Drovers and Peasants with Cattle and Goats at a Ford in an Italianate Landscape

Artist

Nicolaes Berchem
Haarlem 1620 – Amsterdam 1683

Title

Drovers and Peasants with Cattle and Goats at a Ford in an Italianate Landscape

Date

About 1655

Materials

Oil on wood

Dimensions

45.2 x 38 cm

Credits

Gift of Mr. and Mrs. Michal Hornstein, inv. 2015.27

Collection

Western Art

Berchem was the son of the distinguished still-life painter Claesz. He entered the Haarlem artists’ guild, and his early works are Dutch landscapes. In 1650 the artist travelled with Ruisdael near to the German border.

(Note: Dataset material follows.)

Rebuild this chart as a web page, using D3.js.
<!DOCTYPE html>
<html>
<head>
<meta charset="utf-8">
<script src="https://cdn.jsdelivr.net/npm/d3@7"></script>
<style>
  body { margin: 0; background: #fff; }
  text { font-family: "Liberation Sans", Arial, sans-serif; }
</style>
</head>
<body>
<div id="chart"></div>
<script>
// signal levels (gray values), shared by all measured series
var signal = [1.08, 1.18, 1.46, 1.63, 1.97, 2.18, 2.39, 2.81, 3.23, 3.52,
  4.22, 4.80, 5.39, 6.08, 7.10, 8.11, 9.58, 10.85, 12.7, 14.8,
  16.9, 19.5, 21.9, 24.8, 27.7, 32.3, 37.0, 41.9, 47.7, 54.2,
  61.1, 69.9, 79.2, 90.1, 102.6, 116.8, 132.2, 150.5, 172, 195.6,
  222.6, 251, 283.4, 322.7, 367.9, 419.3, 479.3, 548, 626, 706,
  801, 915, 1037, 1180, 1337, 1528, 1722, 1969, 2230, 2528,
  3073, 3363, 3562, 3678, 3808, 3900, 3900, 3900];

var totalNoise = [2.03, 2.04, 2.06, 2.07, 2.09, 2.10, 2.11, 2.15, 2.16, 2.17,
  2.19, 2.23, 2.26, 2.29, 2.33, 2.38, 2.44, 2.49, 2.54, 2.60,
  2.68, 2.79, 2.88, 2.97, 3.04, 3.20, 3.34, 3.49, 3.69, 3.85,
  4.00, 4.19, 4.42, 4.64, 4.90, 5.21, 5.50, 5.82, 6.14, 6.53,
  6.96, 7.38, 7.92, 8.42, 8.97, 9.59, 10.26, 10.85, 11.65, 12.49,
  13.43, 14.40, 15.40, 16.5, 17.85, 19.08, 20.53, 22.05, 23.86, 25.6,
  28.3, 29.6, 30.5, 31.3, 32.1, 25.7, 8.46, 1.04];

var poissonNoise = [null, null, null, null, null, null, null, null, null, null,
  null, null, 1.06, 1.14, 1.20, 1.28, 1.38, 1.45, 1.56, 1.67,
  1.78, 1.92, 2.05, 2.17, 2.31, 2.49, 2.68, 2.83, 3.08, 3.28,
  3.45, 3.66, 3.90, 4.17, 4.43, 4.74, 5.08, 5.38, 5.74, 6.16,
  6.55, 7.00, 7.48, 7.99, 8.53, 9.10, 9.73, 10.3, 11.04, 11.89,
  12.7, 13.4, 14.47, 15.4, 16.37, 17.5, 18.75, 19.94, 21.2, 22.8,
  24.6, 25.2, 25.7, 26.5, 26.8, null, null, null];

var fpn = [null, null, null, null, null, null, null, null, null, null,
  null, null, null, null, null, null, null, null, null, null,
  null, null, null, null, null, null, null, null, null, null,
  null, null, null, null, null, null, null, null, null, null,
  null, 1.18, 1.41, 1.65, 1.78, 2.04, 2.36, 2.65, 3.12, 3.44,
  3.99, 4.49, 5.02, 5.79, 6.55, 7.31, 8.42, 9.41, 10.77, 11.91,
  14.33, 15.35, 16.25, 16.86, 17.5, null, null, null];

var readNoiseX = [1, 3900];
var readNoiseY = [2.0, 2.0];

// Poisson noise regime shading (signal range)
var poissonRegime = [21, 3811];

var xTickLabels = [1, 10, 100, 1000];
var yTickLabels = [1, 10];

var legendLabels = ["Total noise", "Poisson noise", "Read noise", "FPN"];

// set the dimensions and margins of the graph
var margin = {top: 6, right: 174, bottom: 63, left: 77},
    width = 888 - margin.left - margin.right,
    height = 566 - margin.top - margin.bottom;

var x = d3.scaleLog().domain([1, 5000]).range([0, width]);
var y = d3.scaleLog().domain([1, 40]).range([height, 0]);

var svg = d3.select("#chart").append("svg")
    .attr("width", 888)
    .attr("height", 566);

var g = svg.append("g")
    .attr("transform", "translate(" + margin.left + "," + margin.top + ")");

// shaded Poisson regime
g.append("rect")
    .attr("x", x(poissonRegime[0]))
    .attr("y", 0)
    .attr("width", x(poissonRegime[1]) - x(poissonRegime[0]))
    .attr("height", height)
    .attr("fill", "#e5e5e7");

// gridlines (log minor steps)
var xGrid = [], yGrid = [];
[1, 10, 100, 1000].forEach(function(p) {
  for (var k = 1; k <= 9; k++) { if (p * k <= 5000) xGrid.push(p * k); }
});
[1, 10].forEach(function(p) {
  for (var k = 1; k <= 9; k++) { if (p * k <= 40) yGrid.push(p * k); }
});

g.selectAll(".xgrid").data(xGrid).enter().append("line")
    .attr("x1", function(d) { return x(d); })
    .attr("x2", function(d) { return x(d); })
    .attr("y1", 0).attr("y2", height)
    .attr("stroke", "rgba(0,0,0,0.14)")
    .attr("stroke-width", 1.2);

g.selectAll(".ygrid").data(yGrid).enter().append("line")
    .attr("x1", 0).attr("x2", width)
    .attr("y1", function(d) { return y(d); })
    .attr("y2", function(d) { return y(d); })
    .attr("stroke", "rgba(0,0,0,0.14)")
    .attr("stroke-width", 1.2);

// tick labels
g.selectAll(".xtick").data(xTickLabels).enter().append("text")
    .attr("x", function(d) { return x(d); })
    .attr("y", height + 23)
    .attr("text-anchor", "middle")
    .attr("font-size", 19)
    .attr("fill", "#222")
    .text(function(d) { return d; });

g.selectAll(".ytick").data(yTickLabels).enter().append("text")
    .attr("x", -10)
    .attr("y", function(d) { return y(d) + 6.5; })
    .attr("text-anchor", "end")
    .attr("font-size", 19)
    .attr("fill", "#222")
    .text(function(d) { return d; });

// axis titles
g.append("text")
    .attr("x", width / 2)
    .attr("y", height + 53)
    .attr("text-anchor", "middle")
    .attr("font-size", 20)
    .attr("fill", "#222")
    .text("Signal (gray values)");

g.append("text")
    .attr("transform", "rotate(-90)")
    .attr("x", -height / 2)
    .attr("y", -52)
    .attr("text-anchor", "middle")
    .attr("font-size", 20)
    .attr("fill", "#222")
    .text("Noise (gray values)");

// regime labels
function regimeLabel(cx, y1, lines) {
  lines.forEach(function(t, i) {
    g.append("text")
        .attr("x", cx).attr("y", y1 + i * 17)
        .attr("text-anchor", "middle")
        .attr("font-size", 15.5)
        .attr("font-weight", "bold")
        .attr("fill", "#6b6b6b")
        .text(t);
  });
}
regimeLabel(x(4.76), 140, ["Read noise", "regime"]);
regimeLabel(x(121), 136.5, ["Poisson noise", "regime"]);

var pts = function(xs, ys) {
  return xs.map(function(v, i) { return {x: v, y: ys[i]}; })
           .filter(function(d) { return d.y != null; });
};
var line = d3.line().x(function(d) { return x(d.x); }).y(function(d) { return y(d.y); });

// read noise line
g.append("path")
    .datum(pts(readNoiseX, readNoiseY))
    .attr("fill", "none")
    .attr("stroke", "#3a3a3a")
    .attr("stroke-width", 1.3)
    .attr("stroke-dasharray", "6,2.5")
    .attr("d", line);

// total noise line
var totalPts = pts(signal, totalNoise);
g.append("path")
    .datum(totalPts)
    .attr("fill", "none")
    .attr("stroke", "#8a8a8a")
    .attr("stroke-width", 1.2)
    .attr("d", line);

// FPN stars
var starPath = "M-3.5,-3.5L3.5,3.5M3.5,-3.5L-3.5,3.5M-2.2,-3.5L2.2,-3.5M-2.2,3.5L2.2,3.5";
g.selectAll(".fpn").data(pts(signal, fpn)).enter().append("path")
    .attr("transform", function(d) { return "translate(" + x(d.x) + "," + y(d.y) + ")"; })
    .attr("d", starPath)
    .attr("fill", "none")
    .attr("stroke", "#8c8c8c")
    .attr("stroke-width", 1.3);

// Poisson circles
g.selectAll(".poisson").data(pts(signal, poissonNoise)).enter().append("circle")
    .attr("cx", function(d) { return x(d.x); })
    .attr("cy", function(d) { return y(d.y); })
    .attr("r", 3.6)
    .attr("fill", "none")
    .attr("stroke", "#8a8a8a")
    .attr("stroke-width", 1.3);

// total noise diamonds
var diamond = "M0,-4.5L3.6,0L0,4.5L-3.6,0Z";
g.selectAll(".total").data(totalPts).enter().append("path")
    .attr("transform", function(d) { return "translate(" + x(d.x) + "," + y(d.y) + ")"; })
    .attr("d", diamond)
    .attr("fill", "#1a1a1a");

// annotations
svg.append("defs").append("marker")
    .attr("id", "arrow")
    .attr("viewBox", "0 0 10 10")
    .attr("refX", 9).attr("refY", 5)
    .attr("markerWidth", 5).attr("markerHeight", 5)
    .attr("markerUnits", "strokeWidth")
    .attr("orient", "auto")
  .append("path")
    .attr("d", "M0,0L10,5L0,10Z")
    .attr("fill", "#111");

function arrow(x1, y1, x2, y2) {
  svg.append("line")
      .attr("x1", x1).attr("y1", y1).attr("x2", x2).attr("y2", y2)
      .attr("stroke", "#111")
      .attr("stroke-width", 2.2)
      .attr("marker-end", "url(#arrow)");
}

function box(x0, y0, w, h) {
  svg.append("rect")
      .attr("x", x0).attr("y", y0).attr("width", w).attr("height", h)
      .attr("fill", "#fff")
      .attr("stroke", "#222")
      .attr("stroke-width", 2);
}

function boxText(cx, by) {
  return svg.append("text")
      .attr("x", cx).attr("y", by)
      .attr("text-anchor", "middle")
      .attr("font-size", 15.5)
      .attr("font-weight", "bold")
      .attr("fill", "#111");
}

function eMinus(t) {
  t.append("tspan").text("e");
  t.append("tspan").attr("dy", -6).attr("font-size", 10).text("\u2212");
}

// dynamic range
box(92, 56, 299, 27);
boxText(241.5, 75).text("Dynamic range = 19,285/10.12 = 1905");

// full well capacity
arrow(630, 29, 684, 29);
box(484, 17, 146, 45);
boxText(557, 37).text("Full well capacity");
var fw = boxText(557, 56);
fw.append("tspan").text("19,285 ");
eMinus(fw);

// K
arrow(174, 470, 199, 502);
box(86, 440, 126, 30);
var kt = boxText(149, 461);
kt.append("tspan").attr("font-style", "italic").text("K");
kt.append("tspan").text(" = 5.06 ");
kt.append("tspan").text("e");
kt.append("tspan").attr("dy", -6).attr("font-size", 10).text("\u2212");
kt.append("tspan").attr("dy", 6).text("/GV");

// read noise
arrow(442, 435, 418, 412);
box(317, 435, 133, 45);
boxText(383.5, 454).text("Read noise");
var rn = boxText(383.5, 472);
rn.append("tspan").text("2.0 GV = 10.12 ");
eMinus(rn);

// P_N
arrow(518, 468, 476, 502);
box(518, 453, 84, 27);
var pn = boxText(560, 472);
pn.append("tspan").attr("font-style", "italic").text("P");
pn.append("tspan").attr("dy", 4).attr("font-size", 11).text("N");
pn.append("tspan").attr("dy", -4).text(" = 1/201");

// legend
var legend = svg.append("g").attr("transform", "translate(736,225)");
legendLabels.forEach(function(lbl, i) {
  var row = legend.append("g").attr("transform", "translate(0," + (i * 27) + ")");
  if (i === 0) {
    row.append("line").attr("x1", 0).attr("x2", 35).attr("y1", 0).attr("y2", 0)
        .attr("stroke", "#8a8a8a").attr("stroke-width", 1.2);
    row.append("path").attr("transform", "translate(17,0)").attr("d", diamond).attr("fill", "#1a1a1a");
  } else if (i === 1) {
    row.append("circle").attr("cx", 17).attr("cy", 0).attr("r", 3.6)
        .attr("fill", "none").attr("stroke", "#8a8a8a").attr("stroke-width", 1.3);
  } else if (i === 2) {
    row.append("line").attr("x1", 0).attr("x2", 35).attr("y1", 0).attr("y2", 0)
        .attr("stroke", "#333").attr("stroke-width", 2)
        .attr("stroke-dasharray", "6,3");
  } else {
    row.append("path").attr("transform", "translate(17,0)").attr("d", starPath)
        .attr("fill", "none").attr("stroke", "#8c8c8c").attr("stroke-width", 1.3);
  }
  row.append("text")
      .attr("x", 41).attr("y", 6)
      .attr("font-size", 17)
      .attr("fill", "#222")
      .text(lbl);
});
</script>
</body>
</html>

Stylistically, looking at his landscapes from about 1653, his Italianate settings suggest travel to that country, probably in the 1640s. Berchem distinguished himself as an active draughtsman and etcher, as well as a painter of Italianate landscapes, the earliest works suggesting that he was looking at what artists who did travel to Italy, such as Van Laer, Both and Asselijn, had done. Asselijn and Pynacker influenced the artist’s mature works. Berchem collaborated in pictures by Ruisdael, Hobbema, Hackaert, and Weenix.


The lighting and saturated colours in his Italianate landscapes recall the works of Both that can be seen in our collection. In Berchem’s mature masterworks from the period, such as this panel, the figures are attenuated and become more elegant in their poses, despite their humble status. Nonetheless, the artist does not neglect charming little details. A difficulty with the small black goat crossing the ford at the lower centre of the composition is the focus of attention of the two women and the bemused drovers. Skilfully, through the highlights of red, blue and yellow, the artist draws the viewer’s eye diagonally into the distance, while to the left ancient Italian edifices emerge from the early morning or late afternoon mist.